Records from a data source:
- - - -

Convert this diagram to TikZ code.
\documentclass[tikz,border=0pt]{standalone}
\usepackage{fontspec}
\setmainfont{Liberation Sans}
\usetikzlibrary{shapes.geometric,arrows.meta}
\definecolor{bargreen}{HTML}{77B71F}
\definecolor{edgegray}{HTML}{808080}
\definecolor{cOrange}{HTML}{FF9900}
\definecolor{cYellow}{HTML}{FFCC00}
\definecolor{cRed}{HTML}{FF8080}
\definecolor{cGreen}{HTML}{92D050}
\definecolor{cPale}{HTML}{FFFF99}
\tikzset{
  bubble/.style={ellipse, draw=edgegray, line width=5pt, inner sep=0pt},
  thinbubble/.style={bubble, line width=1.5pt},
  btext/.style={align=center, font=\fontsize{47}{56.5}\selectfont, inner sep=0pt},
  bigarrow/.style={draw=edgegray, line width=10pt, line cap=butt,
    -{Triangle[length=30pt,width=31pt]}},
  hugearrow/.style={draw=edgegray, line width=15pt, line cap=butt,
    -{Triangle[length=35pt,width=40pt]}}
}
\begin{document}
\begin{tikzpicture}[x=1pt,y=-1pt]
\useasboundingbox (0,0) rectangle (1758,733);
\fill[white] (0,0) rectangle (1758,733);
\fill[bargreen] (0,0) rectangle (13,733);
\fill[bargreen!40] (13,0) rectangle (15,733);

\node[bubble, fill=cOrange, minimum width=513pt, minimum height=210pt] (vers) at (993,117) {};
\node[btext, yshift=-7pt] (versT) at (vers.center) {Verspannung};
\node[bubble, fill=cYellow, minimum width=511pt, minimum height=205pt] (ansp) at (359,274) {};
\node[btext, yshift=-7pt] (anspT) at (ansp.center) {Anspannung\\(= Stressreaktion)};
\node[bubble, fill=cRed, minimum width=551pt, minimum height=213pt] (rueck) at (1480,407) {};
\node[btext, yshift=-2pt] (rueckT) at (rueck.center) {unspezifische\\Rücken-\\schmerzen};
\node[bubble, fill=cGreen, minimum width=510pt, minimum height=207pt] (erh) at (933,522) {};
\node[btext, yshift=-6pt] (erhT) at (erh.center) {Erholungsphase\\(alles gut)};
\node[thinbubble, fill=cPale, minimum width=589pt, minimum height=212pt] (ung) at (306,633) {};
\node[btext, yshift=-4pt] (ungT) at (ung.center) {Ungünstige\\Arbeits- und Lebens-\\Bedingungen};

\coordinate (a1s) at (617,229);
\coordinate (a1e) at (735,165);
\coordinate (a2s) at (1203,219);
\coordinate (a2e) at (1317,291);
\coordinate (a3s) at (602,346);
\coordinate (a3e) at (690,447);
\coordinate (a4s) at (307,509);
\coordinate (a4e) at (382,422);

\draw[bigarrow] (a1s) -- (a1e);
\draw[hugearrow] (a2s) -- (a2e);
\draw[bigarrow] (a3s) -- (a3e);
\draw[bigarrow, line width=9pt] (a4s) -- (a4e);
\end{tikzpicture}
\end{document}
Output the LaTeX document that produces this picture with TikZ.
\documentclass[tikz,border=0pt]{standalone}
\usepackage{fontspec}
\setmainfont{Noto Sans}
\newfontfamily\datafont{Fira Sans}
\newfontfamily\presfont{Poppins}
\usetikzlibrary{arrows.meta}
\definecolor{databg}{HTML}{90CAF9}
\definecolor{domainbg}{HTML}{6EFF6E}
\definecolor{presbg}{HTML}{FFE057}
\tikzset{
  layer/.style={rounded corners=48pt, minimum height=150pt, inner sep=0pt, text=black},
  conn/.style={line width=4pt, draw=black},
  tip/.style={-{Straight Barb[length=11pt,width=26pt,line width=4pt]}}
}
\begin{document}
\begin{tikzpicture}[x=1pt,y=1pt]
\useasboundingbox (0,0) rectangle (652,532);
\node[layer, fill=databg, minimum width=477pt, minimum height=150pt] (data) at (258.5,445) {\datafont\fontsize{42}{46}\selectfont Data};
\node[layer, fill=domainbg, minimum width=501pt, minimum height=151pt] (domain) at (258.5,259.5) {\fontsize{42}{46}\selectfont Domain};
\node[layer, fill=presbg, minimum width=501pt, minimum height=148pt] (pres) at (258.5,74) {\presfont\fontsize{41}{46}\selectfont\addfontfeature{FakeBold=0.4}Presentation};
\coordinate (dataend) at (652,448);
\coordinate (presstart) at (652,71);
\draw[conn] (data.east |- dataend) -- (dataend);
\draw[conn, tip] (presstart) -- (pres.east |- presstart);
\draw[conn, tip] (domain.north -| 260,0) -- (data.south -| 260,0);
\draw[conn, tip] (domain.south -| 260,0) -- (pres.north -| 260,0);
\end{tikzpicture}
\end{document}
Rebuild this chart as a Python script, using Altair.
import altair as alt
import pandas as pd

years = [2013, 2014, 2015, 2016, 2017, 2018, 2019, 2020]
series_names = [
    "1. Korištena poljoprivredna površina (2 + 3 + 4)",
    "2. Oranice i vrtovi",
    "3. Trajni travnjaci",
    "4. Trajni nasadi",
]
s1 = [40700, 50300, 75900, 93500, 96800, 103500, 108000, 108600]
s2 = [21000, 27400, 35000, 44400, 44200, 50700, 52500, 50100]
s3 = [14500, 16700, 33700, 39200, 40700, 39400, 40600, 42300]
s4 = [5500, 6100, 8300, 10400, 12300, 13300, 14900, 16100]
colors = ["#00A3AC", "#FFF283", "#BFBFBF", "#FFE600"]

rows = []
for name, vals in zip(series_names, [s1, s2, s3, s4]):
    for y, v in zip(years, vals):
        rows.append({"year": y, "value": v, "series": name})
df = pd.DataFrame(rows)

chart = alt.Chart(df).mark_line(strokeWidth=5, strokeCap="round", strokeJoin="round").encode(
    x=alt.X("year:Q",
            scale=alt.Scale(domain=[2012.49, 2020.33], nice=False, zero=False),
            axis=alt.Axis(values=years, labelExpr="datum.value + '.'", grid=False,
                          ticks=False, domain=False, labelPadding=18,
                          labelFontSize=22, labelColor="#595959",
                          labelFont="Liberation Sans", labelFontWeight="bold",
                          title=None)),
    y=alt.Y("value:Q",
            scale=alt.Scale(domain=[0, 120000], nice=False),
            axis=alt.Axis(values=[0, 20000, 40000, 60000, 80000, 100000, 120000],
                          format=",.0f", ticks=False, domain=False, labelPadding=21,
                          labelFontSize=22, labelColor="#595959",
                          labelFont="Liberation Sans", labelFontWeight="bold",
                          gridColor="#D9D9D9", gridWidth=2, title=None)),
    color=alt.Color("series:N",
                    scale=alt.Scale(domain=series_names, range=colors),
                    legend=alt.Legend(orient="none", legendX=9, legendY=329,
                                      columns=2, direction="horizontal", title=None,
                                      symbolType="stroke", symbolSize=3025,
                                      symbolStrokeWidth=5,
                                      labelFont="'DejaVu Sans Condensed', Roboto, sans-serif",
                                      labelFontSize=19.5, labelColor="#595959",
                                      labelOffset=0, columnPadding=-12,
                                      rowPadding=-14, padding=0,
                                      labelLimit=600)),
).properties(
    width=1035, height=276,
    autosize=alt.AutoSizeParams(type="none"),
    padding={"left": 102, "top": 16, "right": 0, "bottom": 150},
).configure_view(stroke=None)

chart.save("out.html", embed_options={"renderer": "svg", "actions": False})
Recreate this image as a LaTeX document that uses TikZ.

- - - -

Output the listing above word for word.

Convert this diagram to TikZ code.
\documentclass[tikz,border=0pt]{standalone}
\usepackage{fontspec}
\setmainfont{Liberation Sans}
\usetikzlibrary{shapes.geometric,arrows.meta}
\definecolor{bargreen}{HTML}{77B71F}
\definecolor{edgegray}{HTML}{808080}
\definecolor{cOrange}{HTML}{FF9900}
\definecolor{cYellow}{HTML}{FFCC00}
\definecolor{cRed}{HTML}{FF8080}
\definecolor{cGreen}{HTML}{92D050}
\definecolor{cPale}{HTML}{FFFF99}
\tikzset{
  bubble/.style={ellipse, draw=edgegray, line width=5pt, inner sep=0pt},
  thinbubble/.style={bubble, line width=1.5pt},
  btext/.style={align=center, font=\fontsize{47}{56.5}\selectfont, inner sep=0pt},
  bigarrow/.style={draw=edgegray, line width=10pt, line cap=butt,
    -{Triangle[length=30pt,width=31pt]}},
  hugearrow/.style={draw=edgegray, line width=15pt, line cap=butt,
    -{Triangle[length=35pt,width=40pt]}}
}
\begin{document}
\begin{tikzpicture}[x=1pt,y=-1pt]
\useasboundingbox (0,0) rectangle (1758,733);
\fill[white] (0,0) rectangle (1758,733);
\fill[bargreen] (0,0) rectangle (13,733);
\fill[bargreen!40] (13,0) rectangle (15,733);

\node[bubble, fill=cOrange, minimum width=513pt, minimum height=210pt] (vers) at (993,117) {};
\node[btext, yshift=-7pt] (versT) at (vers.center) {Verspannung};
\node[bubble, fill=cYellow, minimum width=511pt, minimum height=205pt] (ansp) at (359,274) {};
\node[btext, yshift=-7pt] (anspT) at (ansp.center) {Anspannung\\(= Stressreaktion)};
\node[bubble, fill=cRed, minimum width=551pt, minimum height=213pt] (rueck) at (1480,407) {};
\node[btext, yshift=-2pt] (rueckT) at (rueck.center) {unspezifische\\Rücken-\\schmerzen};
\node[bubble, fill=cGreen, minimum width=510pt, minimum height=207pt] (erh) at (933,522) {};
\node[btext, yshift=-6pt] (erhT) at (erh.center) {Erholungsphase\\(alles gut)};
\node[thinbubble, fill=cPale, minimum width=589pt, minimum height=212pt] (ung) at (306,633) {};
\node[btext, yshift=-4pt] (ungT) at (ung.center) {Ungünstige\\Arbeits- und Lebens-\\Bedingungen};

\coordinate (a1s) at (617,229);
\coordinate (a1e) at (735,165);
\coordinate (a2s) at (1203,219);
\coordinate (a2e) at (1317,291);
\coordinate (a3s) at (602,346);
\coordinate (a3e) at (690,447);
\coordinate (a4s) at (307,509);
\coordinate (a4e) at (382,422);

\draw[bigarrow] (a1s) -- (a1e);
\draw[hugearrow] (a2s) -- (a2e);
\draw[bigarrow] (a3s) -- (a3e);
\draw[bigarrow, line width=9pt] (a4s) -- (a4e);
\end{tikzpicture}
\end{document}
Output the LaTeX document that produces this picture with TikZ.
\documentclass[tikz,border=0pt]{standalone}
\usepackage{fontspec}
\setmainfont{Noto Sans}
\newfontfamily\datafont{Fira Sans}
\newfontfamily\presfont{Poppins}
\usetikzlibrary{arrows.meta}
\definecolor{databg}{HTML}{90CAF9}
\definecolor{domainbg}{HTML}{6EFF6E}
\definecolor{presbg}{HTML}{FFE057}
\tikzset{
  layer/.style={rounded corners=48pt, minimum height=150pt, inner sep=0pt, text=black},
  conn/.style={line width=4pt, draw=black},
  tip/.style={-{Straight Barb[length=11pt,width=26pt,line width=4pt]}}
}
\begin{document}
\begin{tikzpicture}[x=1pt,y=1pt]
\useasboundingbox (0,0) rectangle (652,532);
\node[layer, fill=databg, minimum width=477pt, minimum height=150pt] (data) at (258.5,445) {\datafont\fontsize{42}{46}\selectfont Data};
\node[layer, fill=domainbg, minimum width=501pt, minimum height=151pt] (domain) at (258.5,259.5) {\fontsize{42}{46}\selectfont Domain};
\node[layer, fill=presbg, minimum width=501pt, minimum height=148pt] (pres) at (258.5,74) {\presfont\fontsize{41}{46}\selectfont\addfontfeature{FakeBold=0.4}Presentation};
\coordinate (dataend) at (652,448);
\coordinate (presstart) at (652,71);
\draw[conn] (data.east |- dataend) -- (dataend);
\draw[conn, tip] (presstart) -- (pres.east |- presstart);
\draw[conn, tip] (domain.north -| 260,0) -- (data.south -| 260,0);
\draw[conn, tip] (domain.south -| 260,0) -- (pres.north -| 260,0);
\end{tikzpicture}
\end{document}
Rebuild this chart as a Python script, using Altair.
import altair as alt
import pandas as pd

years = [2013, 2014, 2015, 2016, 2017, 2018, 2019, 2020]
series_names = [
    "1. Korištena poljoprivredna površina (2 + 3 + 4)",
    "2. Oranice i vrtovi",
    "3. Trajni travnjaci",
    "4. Trajni nasadi",
]
s1 = [40700, 50300, 75900, 93500, 96800, 103500, 108000, 108600]
s2 = [21000, 27400, 35000, 44400, 44200, 50700, 52500, 50100]
s3 = [14500, 16700, 33700, 39200, 40700, 39400, 40600, 42300]
s4 = [5500, 6100, 8300, 10400, 12300, 13300, 14900, 16100]
colors = ["#00A3AC", "#FFF283", "#BFBFBF", "#FFE600"]

rows = []
for name, vals in zip(series_names, [s1, s2, s3, s4]):
    for y, v in zip(years, vals):
        rows.append({"year": y, "value": v, "series": name})
df = pd.DataFrame(rows)

chart = alt.Chart(df).mark_line(strokeWidth=5, strokeCap="round", strokeJoin="round").encode(
    x=alt.X("year:Q",
            scale=alt.Scale(domain=[2012.49, 2020.33], nice=False, zero=False),
            axis=alt.Axis(values=years, labelExpr="datum.value + '.'", grid=False,
                          ticks=False, domain=False, labelPadding=18,
                          labelFontSize=22, labelColor="#595959",
                          labelFont="Liberation Sans", labelFontWeight="bold",
                          title=None)),
    y=alt.Y("value:Q",
            scale=alt.Scale(domain=[0, 120000], nice=False),
            axis=alt.Axis(values=[0, 20000, 40000, 60000, 80000, 100000, 120000],
                          format=",.0f", ticks=False, domain=False, labelPadding=21,
                          labelFontSize=22, labelColor="#595959",
                          labelFont="Liberation Sans", labelFontWeight="bold",
                          gridColor="#D9D9D9", gridWidth=2, title=None)),
    color=alt.Color("series:N",
                    scale=alt.Scale(domain=series_names, range=colors),
                    legend=alt.Legend(orient="none", legendX=9, legendY=329,
                                      columns=2, direction="horizontal", title=None,
                                      symbolType="stroke", symbolSize=3025,
                                      symbolStrokeWidth=5,
                                      labelFont="'DejaVu Sans Condensed', Roboto, sans-serif",
                                      labelFontSize=19.5, labelColor="#595959",
                                      labelOffset=0, columnPadding=-12,
                                      rowPadding=-14, padding=0,
                                      labelLimit=600)),
).properties(
    width=1035, height=276,
    autosize=alt.AutoSizeParams(type="none"),
    padding={"left": 102, "top": 16, "right": 0, "bottom": 150},
).configure_view(stroke=None)

chart.save("out.html", embed_options={"renderer": "svg", "actions": False})
Recreate this image as a LaTeX document that uses TikZ.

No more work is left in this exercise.